RFM-Pose:Reinforcement-Guided Flow Matching for Fast Category-Level 6D Pose Estimation
Object pose estimation is a fundamental problem in computer vision and plays a critical role in virtual reality and embodied intelligence, where agents must understand and interact with objects in 3D space. Recently, score based generative models have to some extent solved the rotational symmetry ambiguity problem in category level pose estimation, but their efficiency remains limited by the high sampling cost of score-based diffusion. In this work, we propose a new framework, RFM-Pose, that accelerates category-level 6D object pose generation while actively evaluating sampled hypotheses. To improve sampling efficiency, we adopt a flow-matching generative model and generate pose candidates along an optimal transport path from a simple prior to the pose distribution. To further refine these candidates, we cast the flow-matching sampling process as a Markov decision process and apply proximal policy optimization to fine-tune the sampling policy. In particular, we interpret the flow field as a learnable policy and map an estimator to a value network, enabling joint optimization of pose generation and hypothesis scoring within a reinforcement learning framework. Experiments on the REAL275 benchmark demonstrate that RFM-Pose achieves favorable performance while significantly reducing computational cost. Moreover, similar to prior work, our approach can be readily adapted to object pose tracking and attains competitive results in this setting.
💡 Research Summary
RFM‑Pose addresses the long‑standing trade‑off between accuracy and efficiency in category‑level 6D object pose estimation. Recent diffusion‑based generative approaches (e.g., GenPose, 6D‑Diff) model the multimodal pose distribution with score‑matching, thereby handling rotational symmetry and occlusion, but they require hundreds of denoising steps at inference time, making real‑time deployment impractical. The authors propose to replace the diffusion backbone with a flow‑matching (FM) model, which learns a deterministic optimal‑transport ODE that transports a simple Gaussian prior to the target pose distribution conditioned on a partial point cloud. Because FM generates samples by integrating a learned velocity field, it can produce high‑quality pose hypotheses with only a few Euler steps, reducing the computational burden by roughly an order of magnitude.

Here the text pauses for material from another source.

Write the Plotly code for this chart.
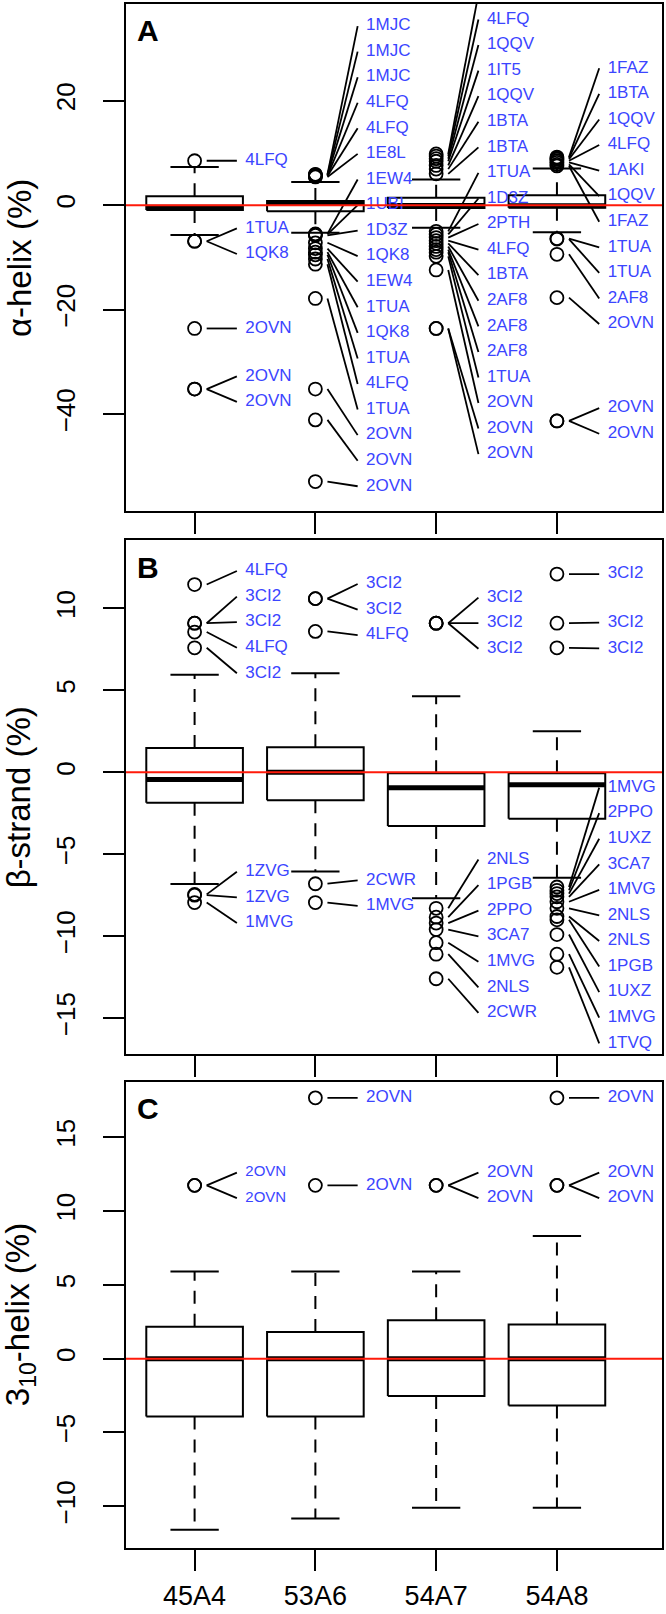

However, FM alone lacks a principled scoring mechanism for hypothesis selection and tends to produce an overly dispersed rotation distribution for symmetric objects, since it is trained to match velocities rather than directly minimize pose error. To overcome these limitations, the authors reinterpret the FM sampling trajectory as a Markov decision process (MDP). The state at step h consists of the observation O, the history of previously generated flow vectors u_h, and the normalized step index h/H. The pretrained flow network Γ_θ serves as an initial policy π_θ′, and each predicted flow vector is treated as an action that moves the pose state forward along the ODE.
A reinforcement‑learning (RL) stage fine‑tunes this policy using proximal policy optimization (PPO). The reward at each step combines rotation and translation errors: r_rot = exp(‑ΔR/τ_R) + bonus, r_trans = exp(‑ΔT/τ_T) + bonus, where ΔR and ΔT are the angular and Euclidean deviations from ground truth. Because rotation lives on SO(3) and translation on ℝ³ with different scales, a single scalar reward would be insufficient. Therefore, the authors introduce a multi‑critic value network V_ϕ with separate heads for rotation and translation, providing dense, modality‑specific value estimates that guide the PPO updates and reduce variance.
During training, the FM backbone is first learned with the standard conditional flow‑matching loss, then the policy and value networks are jointly optimized while keeping the integration horizon H fixed. This preserves the fast inference speed of FM while reshaping the learned velocity field to produce tighter SO(3) distributions that concentrate around the true pose modes.
At test time, the refined policy generates K pose candidates by integrating the ODE a small number of steps. The value network scores each candidate, and the top‑ranked hypotheses are aggregated: rotation is fused using the QUEST algorithm, and translation is combined via weighted averaging. This eliminates the need for costly likelihood estimation or external energy models.
Experiments on the REAL275 benchmark and the larger Omni6DPose dataset demonstrate that RFM‑Pose achieves comparable or slightly higher 5°/5 cm accuracy than state‑of‑the‑art diffusion methods while using roughly 6–8 integration steps instead of 100+ diffusion steps. The method runs at >30 FPS on a single GPU, meeting real‑time requirements. Moreover, the same framework can be applied to pose tracking across video frames, yielding competitive tracking performance without additional modifications.
In summary, the paper makes three key contributions: (1) introducing a flow‑matching generative backbone for fast 6D pose sampling; (2) formulating the sampling process as an MDP and applying PPO with a multi‑critic value estimator to refine the policy toward pose‑accuracy; and (3) demonstrating that the learned value network can serve as an effective, learned scoring function, enabling efficient hypothesis selection and aggregation. The work opens avenues for extending flow‑matching plus RL to other 3D perception tasks, such as object reconstruction, scene flow estimation, or robot manipulation planning, where fast, accurate sampling of transformations is essential.